High-Res 3D Imagery - Pre-Surgery

Left Jaw

These 3D images from the Mayo Clinic show Katie's jaw anatomy much more clearly than anything we've ever seen before.  Most of us have a vertical bone (the ramus), which extends from the base of the skull downward.  Then, the jawbone itself is meant to attach to the bottom of the ramus, and extends horizontally so as to align with the upper jaw.

Katie is missing the ramus entirely.  Instead, she has only the lower jawbone, which is rotated upward without anything to attach to.  This is what causes her open mouth posture, and the small mouth that her tongue cannot fit into.
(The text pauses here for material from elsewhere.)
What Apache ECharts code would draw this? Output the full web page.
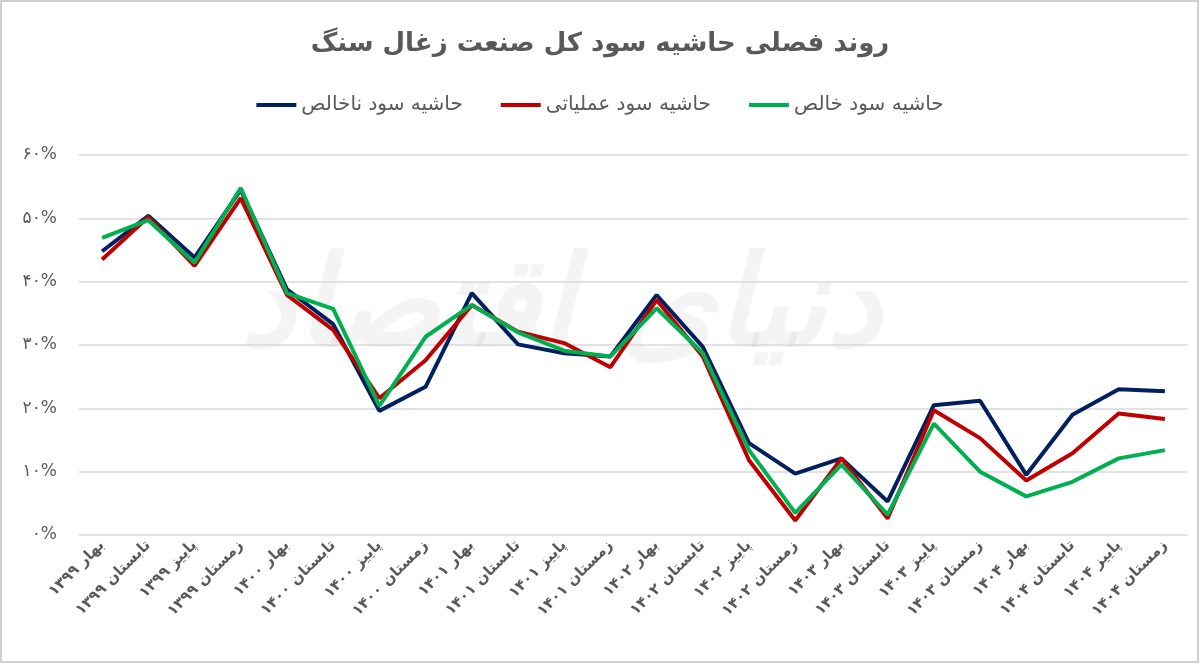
<!DOCTYPE html>
<html>
<head>
<meta charset="utf-8">
<script src="https://cdn.jsdelivr.net/npm/echarts@6/dist/echarts.min.js"></script>
<style>
  html, body { margin: 0; padding: 0; background: #fff; }
  #chart { width: 1200px; height: 664px; }
</style>
</head>
<body>
<div id="chart"></div>
<script>
// فصل‌ها
const categories = [
  'بهار ۱۳۹۹', 'تابستان ۱۳۹۹', 'پاییز ۱۳۹۹', 'زمستان ۱۳۹۹',
  'بهار ۱۴۰۰', 'تابستان ۱۴۰۰', 'پاییز ۱۴۰۰', 'زمستان ۱۴۰۰',
  'بهار ۱۴۰۱', 'تابستان ۱۴۰۱', 'پاییز ۱۴۰۱', 'زمستان ۱۴۰۱',
  'بهار ۱۴۰۲', 'تابستان ۱۴۰۲', 'پاییز ۱۴۰۲', 'زمستان ۱۴۰۲',
  'بهار ۱۴۰۳', 'تابستان ۱۴۰۳', 'پاییز ۱۴۰۳', 'زمستان ۱۴۰۳',
  'بهار ۱۴۰۴', 'تابستان ۱۴۰۴', 'پاییز ۱۴۰۴', 'زمستان ۱۴۰۴'
]

// درصد
const grossMargin = [44.8, 50.4, 43.8, 54.5, 38.8, 33.3, 19.6, 23.4, 38.2, 30.1, 28.7, 28.2,
  37.9, 29.7, 14.5, 9.7, 12.1, 5.3, 20.5, 21.2, 9.5, 19.0, 23.0, 22.7]
const operatingMargin = [43.5, 50.2, 42.5, 53.2, 37.9, 32.4, 21.6, 27.6, 36.3, 32.1, 30.3, 26.5,
  37.1, 28.2, 11.8, 2.3, 12.1, 2.6, 19.7, 15.3, 8.6, 12.9, 19.2, 18.3]
const netMargin = [46.9, 49.7, 43.0, 54.8, 38.2, 35.7, 20.4, 31.3, 36.3, 32.0, 29.1, 28.2,
  35.8, 28.7, 13.4, 3.5, 11.1, 3.2, 17.6, 10.0, 6.1, 8.4, 12.1, 13.4]

const yTickLabels = ['۰%', '۱۰%', '۲۰%', '۳۰%', '۴۰%', '۵۰%', '۶۰%']

const FONT = 'DejaVu Sans'
const TEXT_COLOR = '#595959'

const chart = echarts.init(document.getElementById('chart'))

chart.setOption({
  backgroundColor: '#fff',
  animation: false,
  graphic: [
    {
      type: 'rect',
      shape: { x: 1, y: 1, width: 1197, height: 661 },
      style: { fill: 'none', stroke: '#d0d0d0', lineWidth: 2 },
      z: -10
    },
    {
      // واترمارک
      type: 'text',
      left: 240,
      top: 250,
      silent: true,
      z: -5,
      style: {
        text: 'دنیای اقتصاد',
        font: 'bold italic 125px "DejaVu Sans"',
        fill: 'rgba(0,0,0,0.045)'
      }
    }
  ],
  title: {
    text: 'روند فصلی حاشیه سود کل صنعت زغال سنگ',
    left: 'center',
    top: 26,
    textStyle: { fontFamily: FONT, fontSize: 26, fontWeight: 'bold', color: TEXT_COLOR }
  },
  legend: {
    top: 90,
    left: 'center',
    icon: 'rect',
    itemWidth: 40,
    itemHeight: 4,
    itemGap: 38,
    textStyle: { fontFamily: FONT, fontSize: 20, color: TEXT_COLOR }
  },
  grid: { left: 79, right: 12, top: 155, bottom: 129 },
  xAxis: {
    type: 'category',
    data: categories,
    boundaryGap: true,
    axisLine: { show: false },
    axisTick: { show: false },
    axisLabel: {
      rotate: 45,
      interval: 0,
      margin: 8,
      fontFamily: FONT,
      fontSize: 15,
      fontWeight: 'bold',
      color: TEXT_COLOR
    }
  },
  yAxis: {
    type: 'value',
    min: 0,
    max: 60,
    interval: 10,
    axisLine: { show: false },
    axisTick: { show: false },
    splitLine: { lineStyle: { color: '#d9d9d9', width: 1.5 } },
    axisLabel: {
      margin: 22,
      fontFamily: FONT,
      fontSize: 17,
      color: TEXT_COLOR,
      formatter: v => yTickLabels[Math.round(v / 10)]
    }
  },
  series: [
    {
      name: 'حاشیه سود ناخالص',
      type: 'line',
      data: grossMargin,
      symbol: 'none',
      lineStyle: { width: 4, color: '#002060' },
      itemStyle: { color: '#002060' }
    },
    {
      name: 'حاشیه سود عملیاتی',
      type: 'line',
      data: operatingMargin,
      symbol: 'none',
      lineStyle: { width: 4, color: '#C00000' },
      itemStyle: { color: '#C00000' }
    },
    {
      name: 'حاشیه سود خالص',
      type: 'line',
      data: netMargin,
      symbol: 'none',
      lineStyle: { width: 4, color: '#00B050' },
      itemStyle: { color: '#00B050' }
    }
  ]
})
</script>
</body>
</html>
In the surgery this Thursday Dr. Matthews will fashion two ramus (vertical) bones from her own ribs, and will attach the new bone from the base of her skull to the end of her jawbone, forcing that lower jaw to rotate upward.  It is doubtful that he'll be able to completely close her bite so that her front teeth meet, due to the limitations of the soft tissue (skin, muscle, ligaments), but he will be able to get some of her back molars to meet, allowing her to once again chew.

Right Jaw

The Dr. expects her to experience more pain from the removal of the ribs than from the face, which is interesting.  She'll have her jaw wired shut for up to 6 weeks while the new bone heals and fuses.  Pam & Katie will likely stay in Charlotte for that entire period, though I have to return after 2 weeks to go back to work.
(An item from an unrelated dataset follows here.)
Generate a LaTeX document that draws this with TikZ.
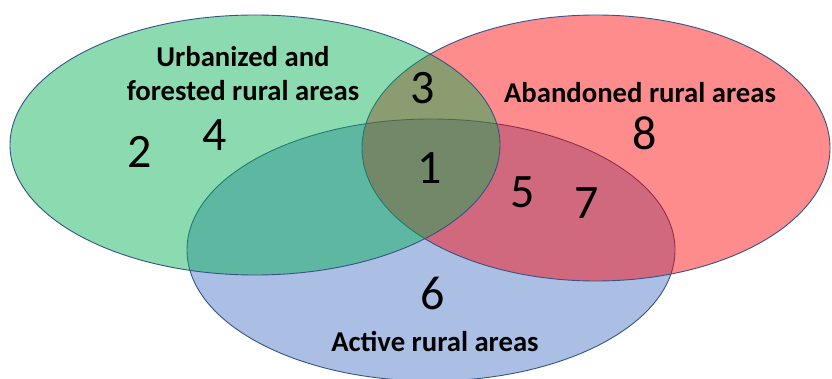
\documentclass[tikz,border=0pt]{standalone}
\usepackage{fontspec}
\setmainfont{Carlito}
\definecolor{verde}{RGB}{0,176,80}
\definecolor{rojo}{RGB}{255,0,0}
\definecolor{azul}{RGB}{68,114,196}
\definecolor{borde}{RGB}{52,84,135}

\begin{document}
\begin{tikzpicture}[x=1pt,y=-1pt,
	conjunto/.style={draw=borde, line width=0.9pt, fill opacity=0.45},
	numero/.style={font=\fontsize{48}{48}\selectfont},
	etiqueta/.style={font=\bfseries\fontsize{28.7}{34}\selectfont, align=center}]
		\useasboundingbox (0,0) rectangle (832,379);
		\clip (0,0) rectangle (832,379);
		\draw[conjunto, fill=azul] (431,250) ellipse [x radius=244, y radius=131]; %conjunto activo
		\draw[conjunto, fill=rojo] (596,148) ellipse [x radius=234, y radius=133]; %conjunto abandonado
		\draw[conjunto, fill=verde] (255,145) ellipse [x radius=245, y radius=130]; %conjunto urbanizado
		\node[etiqueta] (urb) at (243,74) {Urbanized and\\forested rural areas}; %etiquetas
		\node[etiqueta] (aba) at (640,93) {Abandoned rural areas};
		\node[etiqueta] (act) at (435,342) {Active rural areas};
		\node[numero] (n1) at (430,168) {1}; %regiones
		\node[numero] (n2) at (140,152) {2};
		\node[numero] (n3) at (423,88) {3};
		\node[numero] (n4) at (215,135) {4};
		\node[numero] (n5) at (523,192) {5};
		\node[numero] (n6) at (433,293) {6};
		\node[numero] (n7) at (587,203) {7};
		\node[numero] (n8) at (645,133) {8};
\end{tikzpicture}
\end{document}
This is an entirely different approach than we've taken before.  Previously, the attempt was to GROW new bone through osteogenesis, and then "bend" the new bone while it was malleable, to rotate the lower jaw upward.  Soft tissue forced that bent bone back into its original shape, and thus nothing was gained.  This attempt makes much more sense mechanically, as it creates the normal architecture that makes for a functional jaw.

Katie was and is totally in control of the decision to proceed with this surgery.  Now that she is an adult, we relegated all decision-making to her, and this is the result of much prayer and fasting.  We pray for great success, and invite you to join with us in those prayers!